Le groupe Kokoko! est l’un des protagonistes du film Système K, dans lequel on déambule en suivant un artiste un peu plus reconnu qui s’appelle Freddy Tsimba, qui fait de superbes sculptures avec des matériaux de récupération…
Renaud Barret : Il récupère beaucoup de choses dans la ville, mais il s’est surtout fait un nom en récupérant des déchets des conflits qui ravagent son pays, des douilles, des goupilles de grenade, des machettes…. Il crée des œuvres assez vertigineuses avec ces matériaux. Il a réussi à quitter le pays, à avoir une cote sur le marché contemporain, ce qui lui permet d’ouvrir la porte aux plus jeunes qui n’ont pas forcément eu leur chance.
Et ses œuvres d’ailleurs, elles se retrouvent dans la rue ?
Renaud Barret : Oui il faut bien imaginer qu’à Kinshasa, il n’y a pas de musée, en tout cas pas encore (je crois que les Chinois et les Coréens sont en train d’en construire un). Et Freddie, comme plein d’autres artistes, ont le souci de présenter leur travail directement à la population. Ils installent donc leur travail dans la ville, de manière, sauvage, sans autorisation.
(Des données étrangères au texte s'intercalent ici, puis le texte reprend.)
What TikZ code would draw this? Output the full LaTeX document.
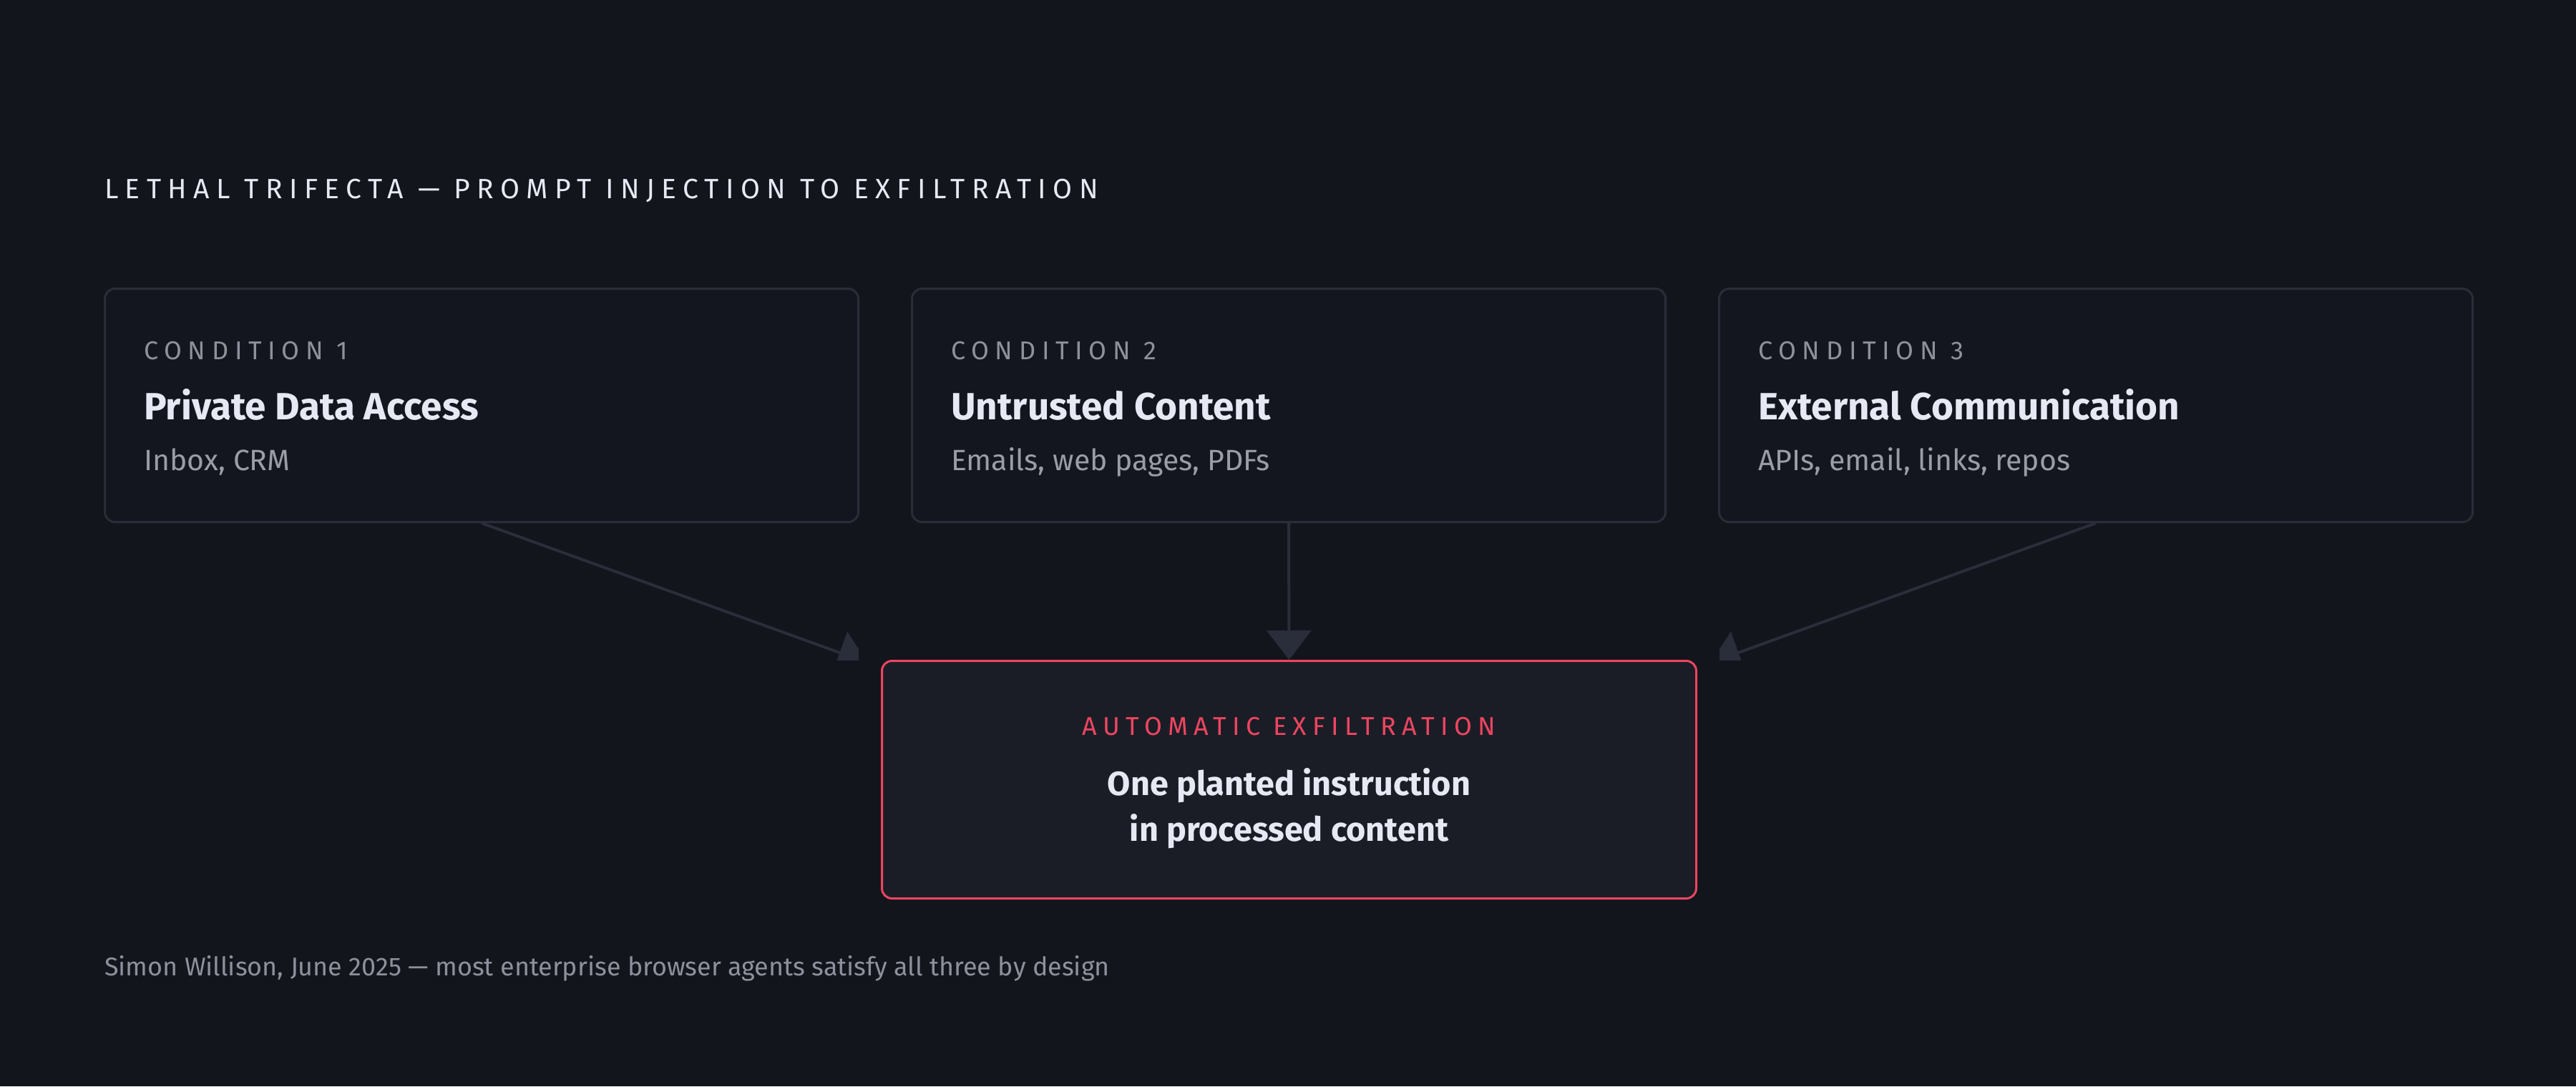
\documentclass[tikz,border=0pt]{standalone}
\usepackage{fontspec}
\setmainfont{Fira Sans}
\newfontfamily\spaced[LetterSpace=23]{Fira Sans}
\newfontfamily\wider[LetterSpace=24.1]{Fira Sans}
\usetikzlibrary{arrows.meta,calc}
\definecolor{bg}{HTML}{12151C}
\definecolor{cardfill}{HTML}{13161E}
\definecolor{cardline}{HTML}{2A2D38}
\definecolor{arrowc}{HTML}{2A2D3A}
\definecolor{botfill}{HTML}{1B1D26}
\definecolor{accent}{HTML}{EE4560}
\definecolor{hitext}{HTML}{E6E8F3}
\definecolor{kicktext}{HTML}{8E919C}
\definecolor{subtext}{HTML}{9A9DA8}
\begin{document}
\begin{tikzpicture}[x=1pt,y=-1pt,
  card/.style={draw=cardline, line width=3pt, rounded corners=14pt, fill=cardfill,
    minimum width=1053pt, minimum height=326pt, anchor=north west, inner sep=0pt},
  botbox/.style={draw=accent, line width=3pt, rounded corners=14pt, fill=botfill,
    minimum width=1138pt, minimum height=332pt, anchor=north west, inner sep=0pt},
  lab/.style={inner sep=0pt, anchor=base west},
  titletext/.style={lab, font=\wider\fontsize{39}{39}\selectfont, text=hitext},
  kicker/.style={lab, font=\wider\fontsize{36}{36}\selectfont, text=kicktext},
  head/.style={lab, font=\bfseries\fontsize{53}{53}\selectfont, text=hitext},
  sub/.style={lab, font=\fontsize{41}{41}\selectfont, text=subtext},
  foot/.style={lab, font=\fontsize{35.9}{35.9}\selectfont, text=kicktext},
  botline/.style={inner sep=0pt, anchor=base, font=\bfseries\fontsize{46.8}{46.8}\selectfont, text=hitext},
  conn/.style={draw=arrowc, line width=4pt, -{Triangle[width=62pt,length=41pt]}}
]
\useasboundingbox (0,0) rectangle (3600,1518);
\fill[bg] (0,0) rectangle (3600,1518);

\node[titletext] (title) at (146,277) {LETHAL TRIFECTA — PROMPT INJECTION TO EXFILTRATION};

\node[card] (c1) at (145,402) {};
\node[card] (c2) at (1273,402) {};
\node[card] (c3) at (2401,402) {};

\foreach \c/\n/\h/\s in {c1/1/Private Data Access/{Inbox, CRM},
                         c2/2/Untrusted Content/{Emails, web pages, PDFs},
                         c3/3/External Communication/{APIs, email, links, repos}}{
  \node[kicker] (\c k) at ($(\c.north west)+(56,100)$) {CONDITION \n};
  \node[head] (\c h) at ($(\c.north west)+(56,184)$) {\h};
  \node[sub] (\c s) at ($(\c.north west)+(56,255)$) {\s};
}

\node[botbox] (bot) at (1231,922) {};
\node[inner sep=0pt, anchor=base, font=\spaced\fontsize{36}{36}\selectfont, text=accent]
  (botk) at ($(bot.north)+(0,105)$) {AUTOMATIC EXFILTRATION};
\node[botline] (botl1) at ($(bot.north)+(0,189)$) {One planted instruction};
\node[botline] (botl2) at ($(bot.north)+(0,253)$) {in processed content};

\draw[conn] (c2.south) -- (bot.north);
\begin{scope}
  \clip (0,0) rectangle ($(bot.north west)+(-31,0)$);
  \draw[conn] (c1.south) -- ($(bot.north west)+(-19,4)$);
\end{scope}
\begin{scope}
  \clip ($(bot.north east)+(31,0)$) rectangle (3600,0);
  \draw[conn] (c3.south) -- ($(bot.north east)+(19,4)$);
\end{scope}

\node[foot] (foot) at (146,1363) {Simon Willison, June 2025 — most enterprise browser agents satisfy all three by design};
\end{tikzpicture}
\end{document}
On découvre tous types d’artistes dans Système K…
Renaud Barret : Oui Freddie Tsimba est un peu le fil rouge de ce film mais sa route croise celle de nombreux.ses autres artistes. Il y a ceux qui sont issus des Beaux-Arts, mais aussi une scène beaucoup plus spontanée, ce qu’on appelle à Kinshasa les « créateurs ambulants ». La scène de la performance a exposé ces dernières années. Il y a notamment Beni Baras, un « ghetto boy » blanc, né d’un père belge et d’une mère congolaise, qui s’est retrouvé à la rue du jour au lendemain. Et trouve dans l’art une bouée de sauvetage extraordinaire. C’est un personnage important dans le film car ses œuvres, sans être les plus belles qu’on y rencontre, en disent sur la motivation de chacun. Sur la question fondamentale du film : qu’est-ce que l’art apporte ?
À Kinshasa, on ne va pas dans un musée, on ne sait pas ce que c’est l’art.
Oui, qu’est-ce qu’ils entendent transmettre à une population interloquée mais réceptive ?
Renaud Barret : À Kinshasa, il y a aujourd’hui une génération et demi d’enfants qui ne sont peu ou pas scolarisés. On n’a pas l’habitude, on ne va pas dans un musée, on ne sait pas ce que c’est l’art. Ça abolit en plus une certaine forme de sens critique. La vie est très compliquée pour les artistes, autant que pour les autres. Mais eux ont cette soupape de sécurité, cette chance qui leur permet de ne pas devenir fous, cette passion qui les maintient à flots. C’est aussi un élément important du film.
Par exemple, dans le cas de Géraldine Tobé.
Renaud Barret : Oui Géraldine Tobé fait partie de cette génération d’enfants « sorciers », ce qui en dit long sur la mainmise des églises évangéliques de réveil sur les consciences…
Quand quelque chose ne va pas dans une famille, on cherche un bouc émissaire…
Renaud Barret : C’est ça. C’est quelque chose qui est en train de se résorber mais ça a été extrêmement présent dans les années 2000 jusqu’en 2005 environ. Géraldine Tobé a subi des exorcismes à base de feu, de fumée et aujourd’hui quand elle peint, la nuit très tard, habitée par des esprits. Elle peint à l’aide du noir de fumée, sur des toiles blanches. Et elle exorcise ainsi ce qu’elle a vécu. Et elle aussi expose dans la rue et parle de ses œuvres directement aux gens, il y a cette volonté d’avancer, de faire avancer, et ce véritable amour qu’ont les artistes pour leur population. Je ne sais pas si aujourd’hui en Europe on connaît autant d’artistes contemporains qui se mêlent à la population.
Système K de Renaud Barret, 2020, actuellement en salles.
Géraldine Tobé est à l’honneur de l’exposition AWA (African Women Artist), Galerie Art-Z (27 rue Keller, XIe, Paris) du 23 janvier au 29 février 2020.